Last month, the nonprofit Farm and Ranch Freedom Alliance (FARFA)—a Texas nonprofit that advocates on behalf of independent farmers, ranchers, livestock owners, consumers, and others—sued the state's agriculture department over the agency's overzealous and unconstitutional enforcement of federal food-safety regulations.
The suit, filed in Texas state court, alleges state regulators have sought impermissibly to introduce and enforce stricter rules than are contained in or allowed under the federal Food Safety Modernization Act (FSMA)—specifically rules that apply to growing produce, including fruits and vegetables. FARFA is asking the court for an injunction to halt enforcement of the state rules.
When President Barack Obama signed FSMA into law early in 2011, the final version contained an exemption for small farmers known as the Tester amendment, named after Sen. Jon Tester (D–Mont.), who sought to ensure many of the nation's smallest farmers wouldn't be subject to the mountains of paperwork, mandatory inspections, and other requirements baked into the law.
The focus of FARFA's lawsuit is the very small farms that Congress exempted from being subject to FSMA regulations. Under FSMA, farms generating less than $25,000 in annual revenue from the sale of produce alone and larger direct-marketing farms selling less than $500,000 of all foods (including, but not limited to, produce) are exempt from the key provisions of the law. This is because, as the FARFA suit notes, "without the exemption and exclusion for small farms, the cost of FSMA compliance would literally cause farms to go out of business."
"With the Tester Amendment to FSMA, Congress recognized an important principle: it matters who is growing our food and how it gets from the producer to the consumer," says Judith McGeary, the attorney who leads FARFA, in an email to me this week. (I serve on the board of another nonprofit, the Farm-to-Consumer Legal Defense Fund, alongside McGeary.) "Yet, under the state regulations, the Texas Department of Agriculture is going to spend significant government resources pursuing small, direct-marketing farmers despite Congress' clear exemption for these producers."

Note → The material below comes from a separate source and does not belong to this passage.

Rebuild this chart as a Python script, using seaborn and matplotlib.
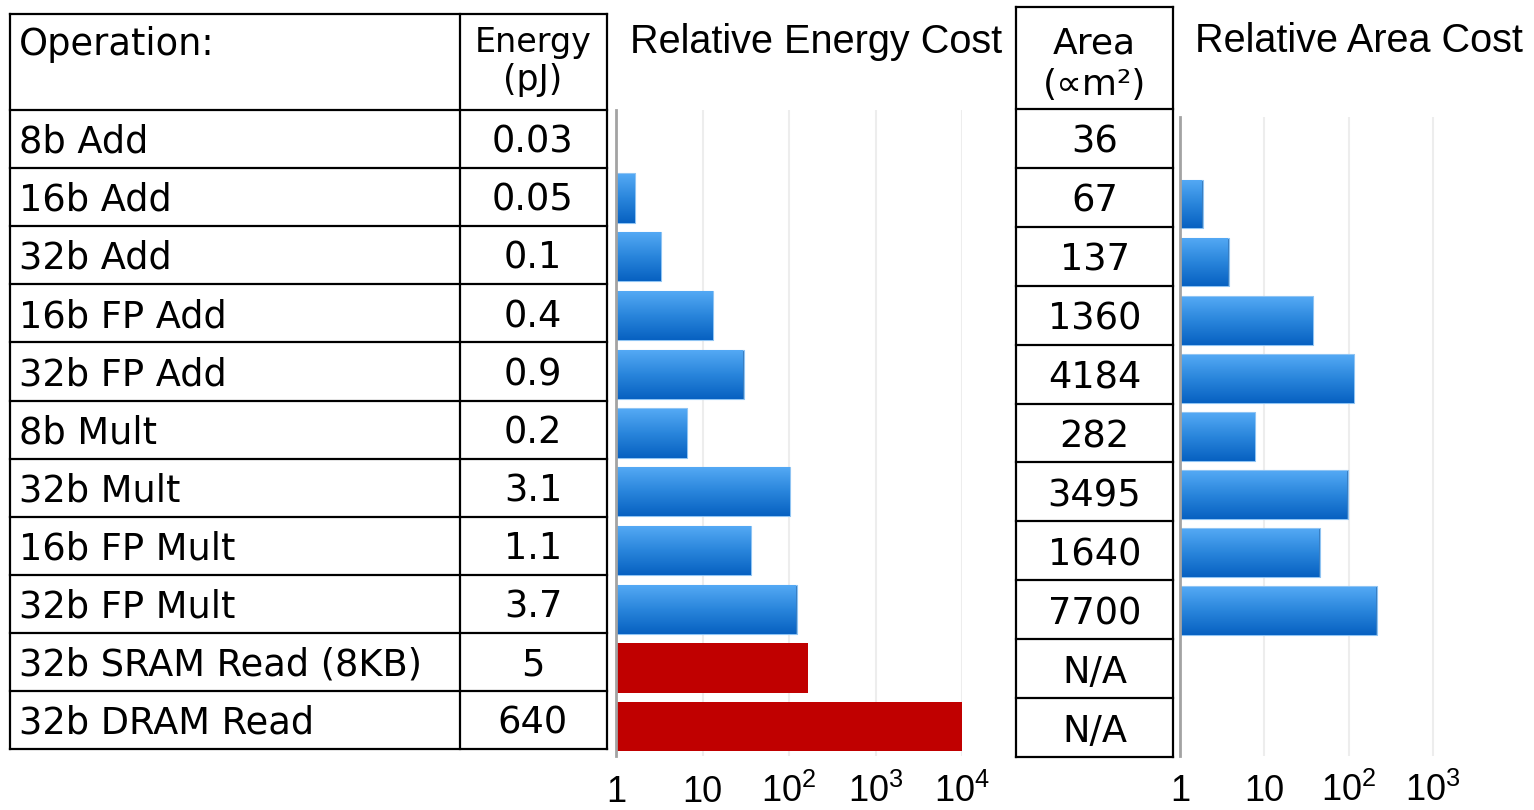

FARFA's lawsuit alleges chiefly that the new regulations allow the agency "to violate the constitutional rights of small-scale Texas farmers." The new rules, FARFA details, create a registration requirement for farms that should be exempt from such requirements under federal law. The rules also grant Texas officials a "right of entry" to "conduct inspections" on exempt farms. Perhaps most disturbing, FARFA points out that Texas regulators have granted themselves a nebulous, near-divine authority to inspect exempt farms and halt sales from those farms should they identify "egregious conditions" on a farm where they shouldn't be in the first place. Violations trigger steep fines for small farmers.
FSMA is a terrible law, and complaints such as McGeary's have followed the law since it was just a wee bill. I've detailed in countless columns and in my 2016 book Biting the Hands that Feed Us: How Fewer, Smarter Laws Would Make Our Food System More Sustainable, why FSMA—which was supported by a nightmare coalition of food-safety absolutists and big business interests—likely won't make food safer but inevitably will hurt small farmers.
For example, I noted in a 2013 column (and flesh out further in my book) that FSMA was much more likely to eradicate small farmers than it was to eliminate foodborne illness. FSMA, I wrote, would crush many small farmers while—according to the FDA's own data—"decreas[ing] foodborne illness by somewhere between zero and two percentage points."
When the FDA began FSMA enforcement last year, I wrote that the law "will put many small farmers out of business."
FARFA is fighting to make sure that doesn't happen.
"The lawsuit seeks to protect small farmers from unwarranted burdens, and to promote the sensible use of our taxpayer dollars," McGeary tells me. "Focus where the problems are, and let our small farms continue to produce healthy, safe food for their communities without having to deal with government paperwork burdens and inspections."
Notably, though FARFA's lawsuit is challenging only Texas rules, the suit could have much broader implications. According to FARFA, Texas regulators hope to become a national model of sorts whereby other states might copy their heavy-handed approach to FSMA enforcement. Hopefully, FARFA's lawsuit will put a halt to Texas's push to invite unwelcome bureaucrats onto farms in Texas and across the country.